Having to name the fields is only part of the pain. You also have to redundantly repeat the struct name. I don't see any fundamental reason why something like this shouldn't be valid:

    let foo: [MyStruct; _] = [{a: "foo", b: 1, c: "amp"}, {a: "bar", b: 1, c: "fff"}, {a: "amp", b: 1, c: "aaa"} ];
I can see the logic for insisting on field names. However, the builtin 'go vet' tool has a nice behavior where it will flag the use of unkeyed literals for public structs only. This strikes me as a good compromise between concision and safety.
You can use map() to turn an array of tuples into an array of structures.

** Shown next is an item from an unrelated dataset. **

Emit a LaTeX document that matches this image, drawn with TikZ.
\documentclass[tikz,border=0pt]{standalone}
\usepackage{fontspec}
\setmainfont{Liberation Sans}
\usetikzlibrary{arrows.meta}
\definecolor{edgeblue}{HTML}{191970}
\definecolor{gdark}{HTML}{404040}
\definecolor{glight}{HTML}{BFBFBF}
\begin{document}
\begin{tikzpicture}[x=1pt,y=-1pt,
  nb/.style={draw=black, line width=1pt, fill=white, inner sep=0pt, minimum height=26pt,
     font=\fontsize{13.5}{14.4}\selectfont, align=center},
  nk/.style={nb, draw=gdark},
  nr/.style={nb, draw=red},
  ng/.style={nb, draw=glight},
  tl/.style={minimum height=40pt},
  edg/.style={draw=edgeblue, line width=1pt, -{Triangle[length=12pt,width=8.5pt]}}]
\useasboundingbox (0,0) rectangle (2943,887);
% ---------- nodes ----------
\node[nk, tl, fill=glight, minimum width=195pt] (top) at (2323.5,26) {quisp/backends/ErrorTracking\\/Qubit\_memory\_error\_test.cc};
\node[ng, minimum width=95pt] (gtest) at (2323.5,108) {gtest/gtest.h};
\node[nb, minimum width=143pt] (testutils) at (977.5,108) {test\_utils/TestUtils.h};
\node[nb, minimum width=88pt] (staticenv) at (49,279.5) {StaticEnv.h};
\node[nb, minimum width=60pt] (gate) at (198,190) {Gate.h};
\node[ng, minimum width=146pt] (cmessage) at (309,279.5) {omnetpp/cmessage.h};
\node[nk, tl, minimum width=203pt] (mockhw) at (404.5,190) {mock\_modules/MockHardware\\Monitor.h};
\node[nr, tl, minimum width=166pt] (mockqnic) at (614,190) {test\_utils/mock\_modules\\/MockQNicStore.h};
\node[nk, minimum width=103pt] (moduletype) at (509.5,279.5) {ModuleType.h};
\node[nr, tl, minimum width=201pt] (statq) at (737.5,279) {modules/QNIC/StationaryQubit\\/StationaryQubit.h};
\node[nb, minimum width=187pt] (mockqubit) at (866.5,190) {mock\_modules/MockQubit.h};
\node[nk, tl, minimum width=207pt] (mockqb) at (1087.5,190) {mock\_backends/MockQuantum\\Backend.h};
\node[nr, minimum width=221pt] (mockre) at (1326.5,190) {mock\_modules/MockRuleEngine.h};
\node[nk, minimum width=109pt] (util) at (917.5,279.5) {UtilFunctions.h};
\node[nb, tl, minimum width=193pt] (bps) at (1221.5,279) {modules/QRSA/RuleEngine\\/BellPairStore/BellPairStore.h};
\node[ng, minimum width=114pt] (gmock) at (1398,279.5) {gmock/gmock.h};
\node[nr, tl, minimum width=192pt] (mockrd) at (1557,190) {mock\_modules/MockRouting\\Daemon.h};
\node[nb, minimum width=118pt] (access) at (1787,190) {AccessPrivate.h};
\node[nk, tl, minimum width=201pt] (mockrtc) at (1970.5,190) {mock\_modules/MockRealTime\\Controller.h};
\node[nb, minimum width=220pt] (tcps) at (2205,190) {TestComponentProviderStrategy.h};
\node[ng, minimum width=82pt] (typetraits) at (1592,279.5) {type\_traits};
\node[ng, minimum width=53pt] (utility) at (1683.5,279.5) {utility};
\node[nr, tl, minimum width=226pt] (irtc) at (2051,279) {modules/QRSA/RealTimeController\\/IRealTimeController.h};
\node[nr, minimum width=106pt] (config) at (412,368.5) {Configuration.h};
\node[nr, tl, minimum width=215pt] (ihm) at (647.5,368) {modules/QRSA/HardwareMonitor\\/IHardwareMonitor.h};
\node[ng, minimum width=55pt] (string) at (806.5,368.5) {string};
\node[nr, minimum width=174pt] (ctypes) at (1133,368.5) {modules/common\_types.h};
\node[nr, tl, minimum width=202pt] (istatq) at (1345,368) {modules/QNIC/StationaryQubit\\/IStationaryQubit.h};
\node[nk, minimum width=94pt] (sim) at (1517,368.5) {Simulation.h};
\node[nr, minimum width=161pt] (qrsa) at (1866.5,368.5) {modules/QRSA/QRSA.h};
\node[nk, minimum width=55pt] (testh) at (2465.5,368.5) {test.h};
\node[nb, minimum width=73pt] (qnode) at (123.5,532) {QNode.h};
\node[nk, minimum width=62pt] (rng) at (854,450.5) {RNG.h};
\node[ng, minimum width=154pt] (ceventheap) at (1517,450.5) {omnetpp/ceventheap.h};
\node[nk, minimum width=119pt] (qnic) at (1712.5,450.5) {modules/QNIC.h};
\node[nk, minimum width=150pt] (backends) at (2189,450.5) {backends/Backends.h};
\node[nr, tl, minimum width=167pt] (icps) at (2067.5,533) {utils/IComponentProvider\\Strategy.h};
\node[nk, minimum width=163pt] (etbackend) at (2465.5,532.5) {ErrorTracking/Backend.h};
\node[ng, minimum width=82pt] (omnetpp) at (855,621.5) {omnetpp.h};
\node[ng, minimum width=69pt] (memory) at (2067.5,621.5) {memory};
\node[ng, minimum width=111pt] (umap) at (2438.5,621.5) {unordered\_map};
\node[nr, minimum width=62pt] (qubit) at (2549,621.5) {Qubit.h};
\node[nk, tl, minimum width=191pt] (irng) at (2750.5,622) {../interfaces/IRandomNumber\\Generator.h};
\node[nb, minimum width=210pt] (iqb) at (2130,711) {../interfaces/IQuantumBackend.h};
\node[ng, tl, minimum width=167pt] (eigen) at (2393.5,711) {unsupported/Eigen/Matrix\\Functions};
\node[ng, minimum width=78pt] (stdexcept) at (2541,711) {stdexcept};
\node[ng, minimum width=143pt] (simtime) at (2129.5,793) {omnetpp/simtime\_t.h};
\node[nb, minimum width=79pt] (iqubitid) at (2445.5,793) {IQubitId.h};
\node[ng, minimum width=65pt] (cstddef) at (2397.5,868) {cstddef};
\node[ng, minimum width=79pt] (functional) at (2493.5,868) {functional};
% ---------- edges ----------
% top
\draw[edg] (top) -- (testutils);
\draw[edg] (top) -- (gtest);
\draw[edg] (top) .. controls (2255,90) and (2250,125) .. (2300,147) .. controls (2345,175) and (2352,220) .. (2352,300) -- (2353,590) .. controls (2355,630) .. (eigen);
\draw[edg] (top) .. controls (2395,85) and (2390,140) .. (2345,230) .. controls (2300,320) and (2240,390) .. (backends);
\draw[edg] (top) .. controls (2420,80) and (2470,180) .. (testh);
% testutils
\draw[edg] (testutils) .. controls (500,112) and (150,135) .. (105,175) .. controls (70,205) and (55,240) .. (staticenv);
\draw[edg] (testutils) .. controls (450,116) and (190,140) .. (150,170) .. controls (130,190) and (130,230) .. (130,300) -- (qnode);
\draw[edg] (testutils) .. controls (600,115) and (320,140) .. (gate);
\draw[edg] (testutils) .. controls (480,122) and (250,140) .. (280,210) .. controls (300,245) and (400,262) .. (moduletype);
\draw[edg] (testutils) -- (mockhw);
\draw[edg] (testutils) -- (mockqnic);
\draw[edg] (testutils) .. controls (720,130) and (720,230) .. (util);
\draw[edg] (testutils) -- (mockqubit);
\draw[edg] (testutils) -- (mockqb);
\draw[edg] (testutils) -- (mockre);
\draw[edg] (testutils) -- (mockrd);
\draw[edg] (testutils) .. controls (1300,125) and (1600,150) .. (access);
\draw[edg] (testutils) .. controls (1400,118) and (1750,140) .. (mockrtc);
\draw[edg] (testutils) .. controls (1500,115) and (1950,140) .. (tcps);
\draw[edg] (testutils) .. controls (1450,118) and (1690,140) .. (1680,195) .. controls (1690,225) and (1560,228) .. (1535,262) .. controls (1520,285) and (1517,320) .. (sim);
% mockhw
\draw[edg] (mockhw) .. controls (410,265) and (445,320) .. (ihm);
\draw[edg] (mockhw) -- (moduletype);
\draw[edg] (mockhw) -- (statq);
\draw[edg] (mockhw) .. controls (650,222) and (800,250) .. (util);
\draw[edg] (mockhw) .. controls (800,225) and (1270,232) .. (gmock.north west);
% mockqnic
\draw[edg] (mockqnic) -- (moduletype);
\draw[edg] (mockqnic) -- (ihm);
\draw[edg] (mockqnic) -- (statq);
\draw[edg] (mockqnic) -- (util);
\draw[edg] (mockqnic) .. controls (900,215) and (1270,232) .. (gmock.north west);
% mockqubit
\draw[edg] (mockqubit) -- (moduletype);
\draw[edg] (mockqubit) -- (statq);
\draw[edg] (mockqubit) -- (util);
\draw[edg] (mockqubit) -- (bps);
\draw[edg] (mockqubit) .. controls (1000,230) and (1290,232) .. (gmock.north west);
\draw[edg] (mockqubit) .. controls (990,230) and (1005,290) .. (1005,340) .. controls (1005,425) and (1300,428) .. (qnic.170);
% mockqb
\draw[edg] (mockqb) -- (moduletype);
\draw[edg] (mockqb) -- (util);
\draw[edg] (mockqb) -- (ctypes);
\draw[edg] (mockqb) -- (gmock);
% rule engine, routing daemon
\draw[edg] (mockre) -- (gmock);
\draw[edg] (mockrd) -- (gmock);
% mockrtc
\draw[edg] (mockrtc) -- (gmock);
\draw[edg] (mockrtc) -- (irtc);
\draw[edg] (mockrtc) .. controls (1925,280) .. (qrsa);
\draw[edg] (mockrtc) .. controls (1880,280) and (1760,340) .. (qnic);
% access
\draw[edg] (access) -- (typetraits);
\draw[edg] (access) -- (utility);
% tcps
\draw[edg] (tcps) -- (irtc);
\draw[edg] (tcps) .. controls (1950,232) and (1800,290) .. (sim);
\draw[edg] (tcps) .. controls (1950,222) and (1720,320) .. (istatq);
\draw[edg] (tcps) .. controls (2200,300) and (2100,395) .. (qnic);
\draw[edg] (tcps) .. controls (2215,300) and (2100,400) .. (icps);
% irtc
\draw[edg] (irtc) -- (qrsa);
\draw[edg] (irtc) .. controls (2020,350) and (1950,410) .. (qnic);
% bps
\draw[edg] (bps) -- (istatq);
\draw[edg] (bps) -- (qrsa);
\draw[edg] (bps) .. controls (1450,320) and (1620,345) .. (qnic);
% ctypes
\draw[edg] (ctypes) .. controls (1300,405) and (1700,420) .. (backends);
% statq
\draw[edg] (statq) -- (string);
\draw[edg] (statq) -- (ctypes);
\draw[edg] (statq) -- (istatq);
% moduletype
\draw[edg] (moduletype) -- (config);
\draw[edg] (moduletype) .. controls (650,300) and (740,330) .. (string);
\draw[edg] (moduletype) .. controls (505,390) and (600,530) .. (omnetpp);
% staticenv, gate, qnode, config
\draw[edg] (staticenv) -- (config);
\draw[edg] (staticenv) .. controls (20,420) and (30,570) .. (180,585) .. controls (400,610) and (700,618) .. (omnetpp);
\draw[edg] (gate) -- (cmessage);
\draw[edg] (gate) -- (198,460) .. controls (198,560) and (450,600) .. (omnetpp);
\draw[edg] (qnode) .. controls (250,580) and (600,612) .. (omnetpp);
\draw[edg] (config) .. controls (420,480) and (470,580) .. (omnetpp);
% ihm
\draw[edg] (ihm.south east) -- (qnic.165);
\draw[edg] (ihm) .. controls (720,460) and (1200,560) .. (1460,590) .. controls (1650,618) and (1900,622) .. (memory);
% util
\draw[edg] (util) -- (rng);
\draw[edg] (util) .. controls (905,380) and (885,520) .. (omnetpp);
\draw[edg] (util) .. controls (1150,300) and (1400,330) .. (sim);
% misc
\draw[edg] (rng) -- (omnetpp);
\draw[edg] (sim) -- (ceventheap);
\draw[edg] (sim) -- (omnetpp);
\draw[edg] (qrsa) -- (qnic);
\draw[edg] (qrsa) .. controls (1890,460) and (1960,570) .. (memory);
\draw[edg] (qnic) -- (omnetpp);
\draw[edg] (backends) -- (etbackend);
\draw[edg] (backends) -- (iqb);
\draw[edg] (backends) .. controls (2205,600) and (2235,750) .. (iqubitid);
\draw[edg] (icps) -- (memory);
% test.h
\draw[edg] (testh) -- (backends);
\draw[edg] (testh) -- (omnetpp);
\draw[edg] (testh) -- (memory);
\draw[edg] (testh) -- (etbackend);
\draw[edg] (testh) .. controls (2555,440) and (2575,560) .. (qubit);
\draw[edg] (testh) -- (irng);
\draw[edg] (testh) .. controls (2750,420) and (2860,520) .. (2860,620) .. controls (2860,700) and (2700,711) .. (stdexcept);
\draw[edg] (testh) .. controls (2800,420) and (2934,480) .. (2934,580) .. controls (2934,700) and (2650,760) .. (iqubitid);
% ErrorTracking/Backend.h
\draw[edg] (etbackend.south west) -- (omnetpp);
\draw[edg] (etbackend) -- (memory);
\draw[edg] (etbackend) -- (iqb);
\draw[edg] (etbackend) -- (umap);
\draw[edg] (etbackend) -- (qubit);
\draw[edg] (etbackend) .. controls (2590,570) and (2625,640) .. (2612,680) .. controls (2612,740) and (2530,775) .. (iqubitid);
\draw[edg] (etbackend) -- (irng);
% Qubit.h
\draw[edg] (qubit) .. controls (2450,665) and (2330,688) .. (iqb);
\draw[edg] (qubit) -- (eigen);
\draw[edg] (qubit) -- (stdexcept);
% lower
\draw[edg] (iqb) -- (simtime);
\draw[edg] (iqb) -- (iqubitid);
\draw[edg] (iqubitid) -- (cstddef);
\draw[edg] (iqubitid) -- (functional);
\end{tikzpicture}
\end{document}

Unfortunately at time of writing the optimiser doesn't do a great job on this, so if you're making an array of several thousand of something, or an array of things which are themselves very large, this might have unacceptable performance, but in cases where I have say a modest N values and I want N structures based on those values...

  fn make_struct(x: (&str, u8, &str)) -> MyStruct {
     MyStruct { a: x.0, b: x.1, c: x.2 }
  }

  let foo = [("foo", 1, "amp"), ("bar", 1, "fff"), ("amp", 1, "aaa")]
    .map(make_struct);
[I have not actually compiled this code, but it should do roughly what you meant]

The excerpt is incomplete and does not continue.